### Dataset extract
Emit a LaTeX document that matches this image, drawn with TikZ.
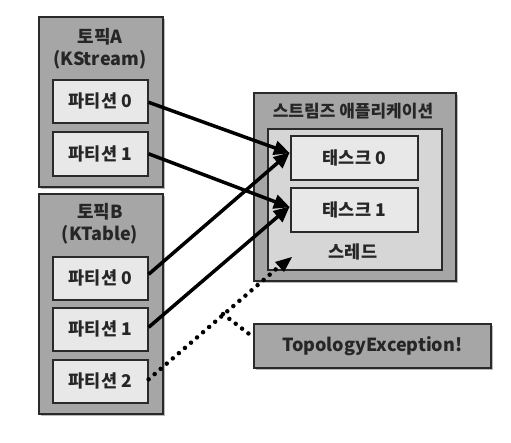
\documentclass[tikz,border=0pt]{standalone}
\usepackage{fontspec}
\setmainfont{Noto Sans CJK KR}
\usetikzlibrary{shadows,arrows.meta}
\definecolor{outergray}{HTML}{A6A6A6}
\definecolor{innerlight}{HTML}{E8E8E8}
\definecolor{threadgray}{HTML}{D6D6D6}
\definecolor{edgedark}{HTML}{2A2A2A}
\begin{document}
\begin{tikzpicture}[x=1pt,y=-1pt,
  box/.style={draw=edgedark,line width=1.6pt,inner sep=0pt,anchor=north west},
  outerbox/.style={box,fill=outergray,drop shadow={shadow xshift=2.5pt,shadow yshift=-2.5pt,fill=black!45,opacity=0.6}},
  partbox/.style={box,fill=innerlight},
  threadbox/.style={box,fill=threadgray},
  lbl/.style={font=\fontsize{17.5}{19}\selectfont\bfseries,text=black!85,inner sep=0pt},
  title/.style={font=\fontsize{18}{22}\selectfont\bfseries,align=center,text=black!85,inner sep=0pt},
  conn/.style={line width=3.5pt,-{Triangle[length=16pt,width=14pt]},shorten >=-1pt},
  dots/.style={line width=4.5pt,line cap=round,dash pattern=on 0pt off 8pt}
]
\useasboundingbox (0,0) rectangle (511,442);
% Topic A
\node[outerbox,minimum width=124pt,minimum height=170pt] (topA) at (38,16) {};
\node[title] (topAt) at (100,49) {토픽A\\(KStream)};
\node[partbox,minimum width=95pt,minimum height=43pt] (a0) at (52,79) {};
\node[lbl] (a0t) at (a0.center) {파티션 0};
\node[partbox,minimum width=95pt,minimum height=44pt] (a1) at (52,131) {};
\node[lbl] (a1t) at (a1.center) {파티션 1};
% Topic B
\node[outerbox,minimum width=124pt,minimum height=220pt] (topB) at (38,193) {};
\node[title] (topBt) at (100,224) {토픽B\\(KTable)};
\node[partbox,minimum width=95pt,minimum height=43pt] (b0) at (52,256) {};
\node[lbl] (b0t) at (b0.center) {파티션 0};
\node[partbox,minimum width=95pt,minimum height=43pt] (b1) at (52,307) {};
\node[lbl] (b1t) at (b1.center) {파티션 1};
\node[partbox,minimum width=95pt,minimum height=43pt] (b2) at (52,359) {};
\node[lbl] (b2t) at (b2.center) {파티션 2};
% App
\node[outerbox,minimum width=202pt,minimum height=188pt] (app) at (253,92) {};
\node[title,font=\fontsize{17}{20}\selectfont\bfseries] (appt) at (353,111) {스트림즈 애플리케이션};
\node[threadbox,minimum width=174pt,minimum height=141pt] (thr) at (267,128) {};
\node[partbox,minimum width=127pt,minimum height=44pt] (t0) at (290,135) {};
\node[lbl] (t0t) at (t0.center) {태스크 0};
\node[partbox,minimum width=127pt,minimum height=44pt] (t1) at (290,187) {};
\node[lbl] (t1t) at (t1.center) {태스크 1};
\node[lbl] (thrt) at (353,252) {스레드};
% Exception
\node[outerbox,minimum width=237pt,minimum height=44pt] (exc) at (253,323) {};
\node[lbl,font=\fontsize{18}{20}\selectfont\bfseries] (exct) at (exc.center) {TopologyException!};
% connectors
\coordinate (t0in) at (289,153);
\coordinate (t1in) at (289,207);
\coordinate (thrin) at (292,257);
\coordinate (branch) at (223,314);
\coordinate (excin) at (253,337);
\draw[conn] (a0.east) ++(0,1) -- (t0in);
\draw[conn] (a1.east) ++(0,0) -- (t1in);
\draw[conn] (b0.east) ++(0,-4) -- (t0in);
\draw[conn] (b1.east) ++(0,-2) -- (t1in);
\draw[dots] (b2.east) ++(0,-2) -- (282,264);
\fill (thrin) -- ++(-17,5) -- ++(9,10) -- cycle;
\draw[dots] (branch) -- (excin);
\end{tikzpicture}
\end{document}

### Exercise details
Write the full listing out again with every line unchanged, but include no pictures.

### Result
Emit a LaTeX document that matches this image, drawn with TikZ.
\documentclass[tikz,border=0pt]{standalone}
\usepackage{fontspec}
\setmainfont{Noto Sans CJK KR}
\usetikzlibrary{shadows,arrows.meta}
\definecolor{outergray}{HTML}{A6A6A6}
\definecolor{innerlight}{HTML}{E8E8E8}
\definecolor{threadgray}{HTML}{D6D6D6}
\definecolor{edgedark}{HTML}{2A2A2A}
\begin{document}
\begin{tikzpicture}[x=1pt,y=-1pt,
  box/.style={draw=edgedark,line width=1.6pt,inner sep=0pt,anchor=north west},
  outerbox/.style={box,fill=outergray,drop shadow={shadow xshift=2.5pt,shadow yshift=-2.5pt,fill=black!45,opacity=0.6}},
  partbox/.style={box,fill=innerlight},
  threadbox/.style={box,fill=threadgray},
  lbl/.style={font=\fontsize{17.5}{19}\selectfont\bfseries,text=black!85,inner sep=0pt},
  title/.style={font=\fontsize{18}{22}\selectfont\bfseries,align=center,text=black!85,inner sep=0pt},
  conn/.style={line width=3.5pt,-{Triangle[length=16pt,width=14pt]},shorten >=-1pt},
  dots/.style={line width=4.5pt,line cap=round,dash pattern=on 0pt off 8pt}
]
\useasboundingbox (0,0) rectangle (511,442);
% Topic A
\node[outerbox,minimum width=124pt,minimum height=170pt] (topA) at (38,16) {};
\node[title] (topAt) at (100,49) {토픽A\\(KStream)};
\node[partbox,minimum width=95pt,minimum height=43pt] (a0) at (52,79) {};
\node[lbl] (a0t) at (a0.center) {파티션 0};
\node[partbox,minimum width=95pt,minimum height=44pt] (a1) at (52,131) {};
\node[lbl] (a1t) at (a1.center) {파티션 1};
% Topic B
\node[outerbox,minimum width=124pt,minimum height=220pt] (topB) at (38,193) {};
\node[title] (topBt) at (100,224) {토픽B\\(KTable)};
\node[partbox,minimum width=95pt,minimum height=43pt] (b0) at (52,256) {};
\node[lbl] (b0t) at (b0.center) {파티션 0};
\node[partbox,minimum width=95pt,minimum height=43pt] (b1) at (52,307) {};
\node[lbl] (b1t) at (b1.center) {파티션 1};
\node[partbox,minimum width=95pt,minimum height=43pt] (b2) at (52,359) {};
\node[lbl] (b2t) at (b2.center) {파티션 2};
% App
\node[outerbox,minimum width=202pt,minimum height=188pt] (app) at (253,92) {};
\node[title,font=\fontsize{17}{20}\selectfont\bfseries] (appt) at (353,111) {스트림즈 애플리케이션};
\node[threadbox,minimum width=174pt,minimum height=141pt] (thr) at (267,128) {};
\node[partbox,minimum width=127pt,minimum height=44pt] (t0) at (290,135) {};
\node[lbl] (t0t) at (t0.center) {태스크 0};
\node[partbox,minimum width=127pt,minimum height=44pt] (t1) at (290,187) {};
\node[lbl] (t1t) at (t1.center) {태스크 1};
\node[lbl] (thrt) at (353,252) {스레드};
% Exception
\node[outerbox,minimum width=237pt,minimum height=44pt] (exc) at (253,323) {};
\node[lbl,font=\fontsize{18}{20}\selectfont\bfseries] (exct) at (exc.center) {TopologyException!};
% connectors
\coordinate (t0in) at (289,153);
\coordinate (t1in) at (289,207);
\coordinate (thrin) at (292,257);
\coordinate (branch) at (223,314);
\coordinate (excin) at (253,337);
\draw[conn] (a0.east) ++(0,1) -- (t0in);
\draw[conn] (a1.east) ++(0,0) -- (t1in);
\draw[conn] (b0.east) ++(0,-4) -- (t0in);
\draw[conn] (b1.east) ++(0,-2) -- (t1in);
\draw[dots] (b2.east) ++(0,-2) -- (282,264);
\fill (thrin) -- ++(-17,5) -- ++(9,10) -- cycle;
\draw[dots] (branch) -- (excin);
\end{tikzpicture}
\end{document}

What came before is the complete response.